Rock Diversity

Thin limestone layers cut by a thicker layer of limestone at Langgun Island.

Much of the rocks of Kilim is made up of the Setul Formation, the oldest carbonate rock in the region, formed 490-370 million years ago.

The prominent features of the Kilim area are karst hills with vertical and overhanging cliffs, exposed bare rocks, islands and caves. Different landforms indictae different stages of karst development. As to special forest types, Kilim is home to the country’s only mangrove ecosystem on a limestone substratum.

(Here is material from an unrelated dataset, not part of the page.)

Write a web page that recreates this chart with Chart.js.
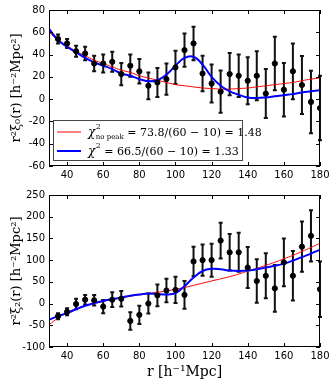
<!DOCTYPE html>
<html>
<head>
<meta charset="utf-8">
<script src="https://cdn.jsdelivr.net/npm/chart.js@4.4.0/dist/chart.umd.min.js"></script>
<style>
  body { margin: 0; background: #fff; }
  canvas { display: block; }
</style>
</head>
<body>
<canvas id="mono" width="333" height="185"></canvas>
<canvas id="quad" width="333" height="197"></canvas>
<script>
// measured points (bin centres)
const r = [35, 40, 45, 50, 55, 60, 65, 70, 75, 80, 85, 90, 95, 100, 105,
           110, 115, 120, 125, 130, 135, 140, 145, 150, 155, 160, 165, 170, 175, 180];

const xi0 = [54, 50, 43, 41, 32, 32, 33.5, 22.5, 30, 25, 12, 15, 18, 28.5, 44,
             50, 23, 14, 6.7, 22.5, 21, 16.5, 21, 5, 32, 8.5, 25, 12.7, -2.5, -8];
const xi0Err = [4, 4, 5, 6, 7, 8, 9, 10, 10, 11, 12, 13, 14, 15, 15,
                15, 16, 17, 19, 19, 19, 21, 22, 22, 24, 24, 25, 26, 28, 29];

const xi2 = [-29, -19, -1, 9, 7.5, -7, 9, 11, -40, -26, 0, 19, 30, 31.5, 20,
             97, 100, 100, 145, 118, 118, 83, 52, 64, 35, 95, 64, 131, 156, 33];
const xi2Err = [7, 8, 12, 11, 12, 15, 17, 18, 20, 21, 23, 25, 27, 30, 32,
                34, 36, 38, 41, 42, 45, 47, 50, 52, 54, 55, 57, 58, 59, 64];

// model curves
const modelR = [30, 35, 40, 45, 50, 55, 60, 65, 70, 75, 80, 85, 90, 95, 100, 105,
                110, 115, 120, 125, 130, 135, 140, 145, 150, 155, 160, 165, 170, 175, 180];
const xi0NoPeak = [60, 53, 48, 43, 39, 35, 32, 29, 26, 24, 21, 19, 17, 15, 13, 12,
                   11, 10, 9.5, 9, 9, 9.5, 10, 11, 12, 13, 14, 15, 16.5, 18, 19];
const xi0Fit = [63, 53, 47, 42, 37, 33, 30, 27, 23, 21, 18, 16, 17, 22, 30, 37,
                38, 31, 20, 12, 7, 4, 1.5, 1, 1.5, 2.5, 3.5, 4.5, 6, 7, 8];
const xi2NoPeak = [-49, -33, -20, -12, -5, 0, 5, 9, 13, 17, 20, 23, 26, 29, 33, 37,
                   42, 47, 52, 57, 62, 68, 75, 81, 88, 95, 103, 111, 120, 129, 139];
const xi2Fit = [-37, -29, -22, -13, -5, 1, 6, 10, 14, 18, 21, 23, 22, 21, 24, 40,
                60, 75, 80, 79, 76, 75, 76, 79, 83, 87, 92, 99, 107, 115, 124];

const xTicks = [40, 60, 80, 100, 120, 140, 160, 180];
const monoTicks = [-60, -40, -20, 0, 20, 40, 60, 80];
const quadTicks = [-100, -50, 0, 50, 100, 150, 200, 250];

const legendRows = [
  { color: 'rgb(255,0,0)', width: 1, sym: 'χ', sup: '2', sub: 'no peak', rest: ' = 73.8/(60 − 10) = 1.48' },
  { color: 'rgb(0,0,255)', width: 2, sym: 'χ', sup: '2', sub: '', rest: ' = 66.5/(60 − 10) = 1.33' }
];

const pairs = (xs, ys) => xs.map((x, i) => ({ x: x, y: ys[i] }));

// error bars, drawn under the points and curves
const errorBars = {
  id: 'errorBars',
  beforeDatasetsDraw(chart) {
    const ctx = chart.ctx, xs = chart.scales.x, ys = chart.scales.y;
    chart.data.datasets.forEach(ds => {
      if (!ds.errors) return;
      ctx.save();
      ctx.strokeStyle = '#111';
      ctx.lineWidth = 2;
      ds.data.forEach((p, i) => {
        const px = xs.getPixelForValue(p.x);
        const lo = ys.getPixelForValue(p.y - ds.errors[i]);
        const hi = ys.getPixelForValue(p.y + ds.errors[i]);
        ctx.beginPath();
        ctx.moveTo(px, lo); ctx.lineTo(px, hi);
        ctx.moveTo(px - 2, lo); ctx.lineTo(px + 2, lo);
        ctx.moveTo(px - 2, hi); ctx.lineTo(px + 2, hi);
        ctx.stroke();
      });
      ctx.restore();
    });
  }
};

// matplotlib style frame with inward ticks
const frame = {
  id: 'frame',
  afterDraw(chart) {
    const ctx = chart.ctx, a = chart.chartArea;
    ctx.save();
    ctx.strokeStyle = '#000';
    ctx.lineWidth = 1;
    ctx.strokeRect(a.left + 0.5, a.top + 0.5, a.right - a.left - 1, a.bottom - a.top - 1);
    ctx.beginPath();
    chart.scales.x.ticks.forEach(t => {
      const px = Math.round(chart.scales.x.getPixelForValue(t.value)) + 0.5;
      ctx.moveTo(px, a.bottom); ctx.lineTo(px, a.bottom - 4);
      ctx.moveTo(px, a.top); ctx.lineTo(px, a.top + 4);
    });
    chart.scales.y.ticks.forEach(t => {
      const py = Math.round(chart.scales.y.getPixelForValue(t.value)) + 0.5;
      ctx.moveTo(a.left, py); ctx.lineTo(a.left + 4, py);
      ctx.moveTo(a.right, py); ctx.lineTo(a.right - 4, py);
    });
    ctx.stroke();
    ctx.restore();
  }
};

// legend box inside the upper panel
const mathLegend = {
  id: 'mathLegend',
  afterDraw(chart, args, opts) {
    if (!opts.rows) return;
    const ctx = chart.ctx, a = chart.chartArea;
    const x0 = a.left + 4, y0 = a.bottom - 46, w = 189, h = 40;
    ctx.save();
    ctx.fillStyle = '#fff';
    ctx.fillRect(x0, y0, w, h);
    ctx.strokeStyle = '#444';
    ctx.lineWidth = 1;
    ctx.strokeRect(x0 + 0.5, y0 + 0.5, w, h);
    opts.rows.forEach((row, i) => {
      const y = y0 + 12 + i * 19;
      ctx.strokeStyle = row.color;
      ctx.lineWidth = row.width;
      ctx.beginPath();
      ctx.moveTo(x0 + 4, y); ctx.lineTo(x0 + 28, y);
      ctx.stroke();
      ctx.fillStyle = '#000';
      ctx.textBaseline = 'middle';
      let x = x0 + 35;
      ctx.font = 'italic 12px "DejaVu Serif"';
      ctx.fillText(row.sym, x, y + 1);
      x += ctx.measureText(row.sym).width + 0.5;
      ctx.font = '8px "DejaVu Serif"';
      ctx.fillText(row.sup, x, y - 5);
      let adv = ctx.measureText(row.sup).width;
      if (row.sub) {
        ctx.font = '7px "DejaVu Serif"';
        ctx.fillText(row.sub, x, y + 5);
        adv = Math.max(adv, ctx.measureText(row.sub).width);
      }
      x += adv;
      ctx.font = '11px "DejaVu Serif"';
      ctx.fillText(row.rest, x, y + 1);
    });
    ctx.restore();
  }
};

function makeChart(id, d, fit, noPeak, err, yMin, yMax, yTicks, yTitle, withXTitle, legendOn) {
  const tickFont = { family: 'DejaVu Sans', size: 10 };
  const titleFont = { family: 'DejaVu Serif', size: 13 };
  return new Chart(document.getElementById(id), {
    type: 'scatter',
    data: {
      datasets: [
        { label: 'data', data: pairs(r, d), errors: err, backgroundColor: '#000',
          borderColor: '#000', pointRadius: 2.6, pointHoverRadius: 2.6 },
        { type: 'line', label: 'fit', data: pairs(modelR, fit), borderColor: 'rgb(0,0,255)',
          borderWidth: 2, pointRadius: 0, tension: 0.4, fill: false },
        { type: 'line', label: 'no peak', data: pairs(modelR, noPeak), borderColor: 'rgb(255,0,0)',
          borderWidth: 1, pointRadius: 0, tension: 0.4, fill: false }
      ]
    },
    options: {
      responsive: false,
      animation: false,
      layout: { padding: { left: 0, right: 13, top: withXTitle ? 5 : 9, bottom: 0 } },
      plugins: {
        legend: { display: false },
        tooltip: { enabled: false },
        mathLegend: { rows: legendOn ? legendRows : null }
      },
      scales: {
        x: {
          type: 'linear', min: 30, max: 180,
          afterBuildTicks: s => { s.ticks = xTicks.map(v => ({ value: v })); },
          afterFit: s => { s.height = withXTitle ? 35 : 19; },
          grid: { display: false, drawTicks: false },
          border: { display: false },
          ticks: { color: '#000', font: tickFont, padding: 3, maxRotation: 0 },
          title: { display: withXTitle, text: 'r [h⁻¹Mpc]', color: '#000',
                   font: { family: 'DejaVu Serif', size: 14 }, padding: { top: 0, bottom: 1 } }
        },
        y: {
          type: 'linear', min: yMin, max: yMax,
          afterBuildTicks: s => { s.ticks = yTicks.map(v => ({ value: v })); },
          afterFit: s => { s.width = 49; },
          grid: { display: false, drawTicks: false },
          border: { display: false },
          ticks: { color: '#000', font: tickFont, padding: 4 },
          title: { display: true, text: yTitle, color: '#000',
                   font: titleFont, padding: { top: 9, bottom: 0 } }
        }
      }
    },
    plugins: [errorBars, frame, mathLegend]
  });
}

makeChart('mono', xi0, xi0Fit, xi0NoPeak, xi0Err, -60, 80, monoTicks,
          'r²ξ₀(r) [h⁻²Mpc²]', false, true);
makeChart('quad', xi2, xi2Fit, xi2NoPeak, xi2Err, -100, 250, quadTicks,
          'r²ξ₂(r) [h⁻²Mpc²]', true, false);
</script>
</body>
</html>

From the Ordovician to Permian period, this area was under a marine neritic environment, depositing predominantly carbonate particles with little amount of detrital particles, which have now become limestone, sandstone and shale. After being exposed to the surface due to the movement in the earth’s crust (tectonic uplifting), the rocks had been shaped through prolonged dissolution and erosion by ground water, surface runoff and wave actions, forming the present day karst landform. These landforms are of great value for scientific study.

A geologically older area like Langkawi has greater rock diversity because it has gone through many geological processes over a long time. The most common is limestone which is hard, thickly layered, and is made up wholly of carbonate materials.

Meanwhile, there is a whole potpourri of detrital rocks, including well-bedded sandstone, shale and black cherty rocks. The younger rocks of the Singa Formation’s rocks consist of red and grey shale and mudstone interlayered with sandstone. The red shale and mudstone are often embedded with various types of pebbles of older rocks.

An exposed bed of sandstone at the northern part of Langgun Island.